OBJECTIVE >>
From the listing below, restate word for word the lines from the line containing "What Plotly code" down through the line containing "a_1pct_y = [1.0, 0.733, 0.498, 0.322, 0.204, 0.137]". Exclude pictures.

THE RECORDS >>
_ _ _ _

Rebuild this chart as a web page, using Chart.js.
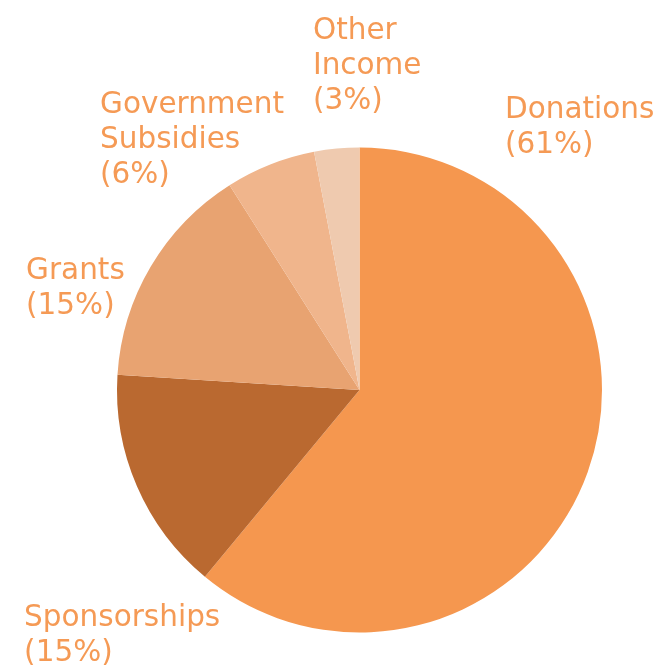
<!DOCTYPE html>
<html>
<head>
<meta charset="utf-8">
<script src="https://cdn.jsdelivr.net/npm/chart.js@4"></script>
<style>
html,body{margin:0;padding:0;background:#fff;}
#wrap{width:658px;height:666px;position:relative;}
</style>
</head>
<body>
<div id="wrap"><canvas id="c" width="658" height="666"></canvas></div>
<script>
const categories = ["Donations", "Sponsorships", "Grants", "Government Subsidies", "Other Income"];
const values = [61, 15, 15, 6, 3];
const labelLines = [["Donations"], ["Sponsorships"], ["Grants"], ["Government", "Subsidies"], ["Other", "Income"]];
const colors = ["#F5974F", "#BA6930", "#E8A371", "#F0B58C", "#EFCAAF"];

// label placement relative to pie centre, in units of radius (layout only)
const labelPlacement = [
  {x: 0.600, y: -1.122},
  {x: -1.383, y: 0.973},
  {x: -1.375, y: -0.458},
  {x: -1.070, y: -1.142},
  {x: -0.192, y: -1.447}
];

const labelPlugin = {
  id: 'pieLabels',
  afterDatasetsDraw(chart) {
    const ctx = chart.ctx;
    const meta = chart.getDatasetMeta(0);
    const total = values.reduce((a, b) => a + b, 0);
    ctx.save();
    ctx.fillStyle = '#F59A55';
    ctx.font = '400 29.5px "DejaVu Sans"';
    ctx.textAlign = 'left';
    ctx.textBaseline = 'alphabetic';
    const lh = 35;
    meta.data.forEach((arc, i) => {
      const r = arc.outerRadius;
      const x0 = arc.x + labelPlacement[i].x * r;
      const y0 = arc.y + labelPlacement[i].y * r;
      const pct = Math.round(values[i] / total * 100);
      const lines = labelLines[i].concat(["(" + pct + "%)"]);
      lines.forEach((t, k) => ctx.fillText(t, x0, y0 + k * lh));
    });
    ctx.restore();
  }
};

new Chart(document.getElementById('c'), {
  type: 'pie',
  data: {
    labels: categories,
    datasets: [{
      data: values,
      backgroundColor: colors,
      borderWidth: 0,
      hoverOffset: 0
    }]
  },
  options: {
    responsive: false,
    animation: false,
    layout: {padding: {left: 117, right: 56, top: 147, bottom: 33}},
    plugins: {legend: {display: false}, tooltip: {enabled: false}}
  },
  plugins: [labelPlugin]
});
</script>
</body>
</html>
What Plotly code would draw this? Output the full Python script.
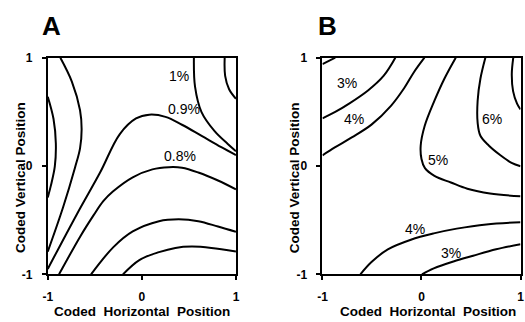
import plotly.graph_objects as go

# ---- Panel A: contour lines (coded horizontal x, coded vertical y) ----
a_top_right_loop_x = [0.880, 0.885, 0.927, 1.0]
a_top_right_loop_y = [1.0, 0.833, 0.709, 0.621]

a_1pct_x = [0.553, 0.565, 0.634, 0.773, 0.913, 1.0]
a_1pct_y = [1.0, 0.733, 0.498, 0.322, 0.204, 0.137]

a_09pct_x = [-1.0, -0.689, -0.444, -0.236, -0.062, 0.078, 0.251, 0.426, 0.635, 0.844, 1.0]
a_09pct_y = [-0.950, -0.442, -0.060, 0.293, 0.439, 0.474, 0.454, 0.381, 0.278, 0.174, 0.101]

a_08pct_x = [-0.880, -0.653, -0.514, -0.410, -0.305, -0.097, 0.112, 0.287, 0.426, 0.600, 0.809, 1.0]
a_08pct_y = [-1.0, -0.648, -0.456, -0.324, -0.233, -0.104, -0.031, -0.011, -0.016, -0.060, -0.134, -0.216]

a_low1_x = [-0.540, -0.305, -0.097, 0.182, 0.391, 0.600, 0.809, 1.0]
a_low1_y = [-1.0, -0.751, -0.604, -0.509, -0.492, -0.509, -0.559, -0.608]

a_low2_x = [-0.201, -0.027, 0.182, 0.356, 0.530, 0.739, 1.0]
a_low2_y = [-1.0, -0.868, -0.795, -0.756, -0.744, -0.756, -0.789]

a_left_outer_x = [-0.866, -0.744, -0.657, -0.640, -0.657, -0.710, -0.838, -1.0]
a_left_outer_y = [1.0, 0.780, 0.515, 0.339, 0.163, -0.013, -0.383, -0.790]

a_left_inner_x = [-1.0, -0.939, -0.914, -0.925, -0.967, -1.0]
a_left_inner_y = [0.640, 0.436, 0.207, -0.004, -0.181, -0.290]

a_label_text = ["1%", "0.9%", "0.8%"]
a_label_x = [0.391, 0.443, 0.408]
a_label_y = [0.835, 0.527, 0.093]

# ---- Panel B: contour lines ----
b_corner_loop_x = [-1.0, -0.871]
b_corner_loop_y = [0.941, 1.0]

b_3pct_top_x = [-1.0, -0.871, -0.731, -0.537, -0.383, -0.264]
b_3pct_top_y = [0.439, 0.499, 0.576, 0.700, 0.832, 1.0]

b_4pct_top_x = [-1.0, -0.871, -0.704, -0.505, -0.306, -0.174, -0.075, 0.030]
b_4pct_top_y = [0.099, 0.174, 0.264, 0.382, 0.558, 0.720, 0.868, 1.0]

b_5pct_x = [0.346, 0.231, 0.131, 0.032, -0.008, 0.0, 0.035, 0.131, 0.297, 0.463, 0.692, 1.0]
b_5pct_y = [1.0, 0.806, 0.603, 0.369, 0.188, 0.064, -0.020, -0.091, -0.152, -0.210, -0.254, -0.280]

b_6pct_x = [0.645, 0.595, 0.567, 0.567, 0.595, 0.679, 0.794, 0.910, 1.0]
b_6pct_y = [1.0, 0.806, 0.603, 0.400, 0.279, 0.190, 0.102, 0.029, -0.002]

b_top_right_loop_x = [0.927, 0.912, 0.925, 0.965, 1.0]
b_top_right_loop_y = [1.0, 0.850, 0.691, 0.576, 0.523]

b_4pct_bottom_x = [-0.617, -0.505, -0.340, -0.107, 0.124, 0.356, 0.655, 1.0]
b_4pct_bottom_y = [-1.0, -0.887, -0.769, -0.680, -0.622, -0.578, -0.539, -0.519]

b_3pct_bottom_x = [0.005, 0.124, 0.323, 0.522, 0.754, 1.0]
b_3pct_bottom_y = [-1.0, -0.945, -0.881, -0.828, -0.769, -0.722]

b_label_text = ["3%", "4%", "5%", "6%", "4%", "3%"]
b_label_x = [-0.748, -0.682, 0.164, 0.711, -0.068, 0.297]
b_label_y = [0.762, 0.438, 0.055, 0.438, -0.578, -0.799]

tick_vals = [-1, 0, 1]
tick_text = ["-1", "0", "1"]

panel_a_lines = [
    (a_top_right_loop_x, a_top_right_loop_y),
    (a_1pct_x, a_1pct_y),
    (a_09pct_x, a_09pct_y),
    (a_08pct_x, a_08pct_y),
    (a_low1_x, a_low1_y),
    (a_low2_x, a_low2_y),
    (a_left_outer_x, a_left_outer_y),
    (a_left_inner_x, a_left_inner_y),
]
panel_b_lines = [
    (b_corner_loop_x, b_corner_loop_y),
    (b_3pct_top_x, b_3pct_top_y),
    (b_4pct_top_x, b_4pct_top_y),
    (b_5pct_x, b_5pct_y),
    (b_6pct_x, b_6pct_y),
    (b_top_right_loop_x, b_top_right_loop_y),
    (b_4pct_bottom_x, b_4pct_bottom_y),
    (b_3pct_bottom_x, b_3pct_bottom_y),
]

LINE = dict(color="black", width=2, shape="spline", smoothing=1.0)
FONT = "Liberation Sans, Arial, Helvetica, sans-serif"

fig = go.Figure()
for xs, ys in panel_a_lines:
    fig.add_trace(go.Scatter(x=xs, y=ys, mode="lines", line=LINE,
                             xaxis="x", yaxis="y", hoverinfo="skip"))
for xs, ys in panel_b_lines:
    fig.add_trace(go.Scatter(x=xs, y=ys, mode="lines", line=LINE,
                             xaxis="x2", yaxis="y2", hoverinfo="skip"))

annotations = []
for t, x, y in zip(a_label_text, a_label_x, a_label_y):
    annotations.append(dict(text=t, x=x, y=y, xref="x", yref="y", showarrow=False,
                            font=dict(family=FONT, size=14, color="black")))
for t, x, y in zip(b_label_text, b_label_x, b_label_y):
    annotations.append(dict(text=t, x=x, y=y, xref="x2", yref="y2", showarrow=False,
                            font=dict(family=FONT, size=14, color="black")))

title_font = dict(family=FONT, size=13.5, color="black", weight="bold")
xtitle = "Coded&nbsp; Horizontal&nbsp; Position"
ytitle = "Coded Vertical Position"
W, H = 525, 322
for cx in (139, 430):
    annotations.append(dict(text=xtitle, x=cx / W, y=1 - 318 / H, xref="paper", yref="paper",
                            showarrow=False, xanchor="center", yanchor="middle", font=title_font))
for cx in (16, 294):
    annotations.append(dict(text=ytitle, x=cx / W, y=1 - 178 / H, xref="paper", yref="paper",
                            showarrow=False, textangle=-90, xanchor="center", yanchor="middle",
                            font=title_font))
letter_font = dict(family=FONT, size=26, color="black", weight="bold")
annotations.append(dict(text="A", x=47 / W, y=1 - 20 / H, xref="paper", yref="paper",
                        showarrow=False, xanchor="center", yanchor="middle", font=letter_font))
annotations.append(dict(text="B", x=328 / W, y=1 - 20 / H, xref="paper", yref="paper",
                        showarrow=False, xanchor="center", yanchor="middle", font=letter_font))

axis_common = dict(range=[-1, 1], tickvals=tick_vals, ticktext=tick_text,
                   showline=True, linecolor="black", linewidth=2, mirror=True,
                   ticks="outside", ticklen=4, tickwidth=1.5, tickcolor="black",
                   showgrid=False, zeroline=False, fixedrange=True,
                   tickfont=dict(family=FONT, size=12, color="black", weight="bold"))

y_dom = [1 - 279.5 / H, 1 - 53 / H]
fig.update_layout(
    width=W, height=H,
    margin=dict(l=0, r=0, t=0, b=0),
    paper_bgcolor="white", plot_bgcolor="white",
    showlegend=False,
    xaxis=dict(domain=[43.5 / W, 235 / W], anchor="y", ticklabelstandoff=6, **axis_common),
    yaxis=dict(domain=y_dom, anchor="x", ticklabelstandoff=7, **axis_common),
    xaxis2=dict(domain=[323 / W, 524.5 / W], anchor="y2", ticklabelstandoff=6, **axis_common),
    yaxis2=dict(domain=y_dom, anchor="x2", ticklabelstandoff=7, **axis_common),
    annotations=annotations,
)

fig.write_html("out.html")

_ _ _ _

RESULT OF THE EXERCISE >>
What Plotly code would draw this? Output the full Python script.
import plotly.graph_objects as go

# ---- Panel A: contour lines (coded horizontal x, coded vertical y) ----
a_top_right_loop_x = [0.880, 0.885, 0.927, 1.0]
a_top_right_loop_y = [1.0, 0.833, 0.709, 0.621]

a_1pct_x = [0.553, 0.565, 0.634, 0.773, 0.913, 1.0]
a_1pct_y = [1.0, 0.733, 0.498, 0.322, 0.204, 0.137]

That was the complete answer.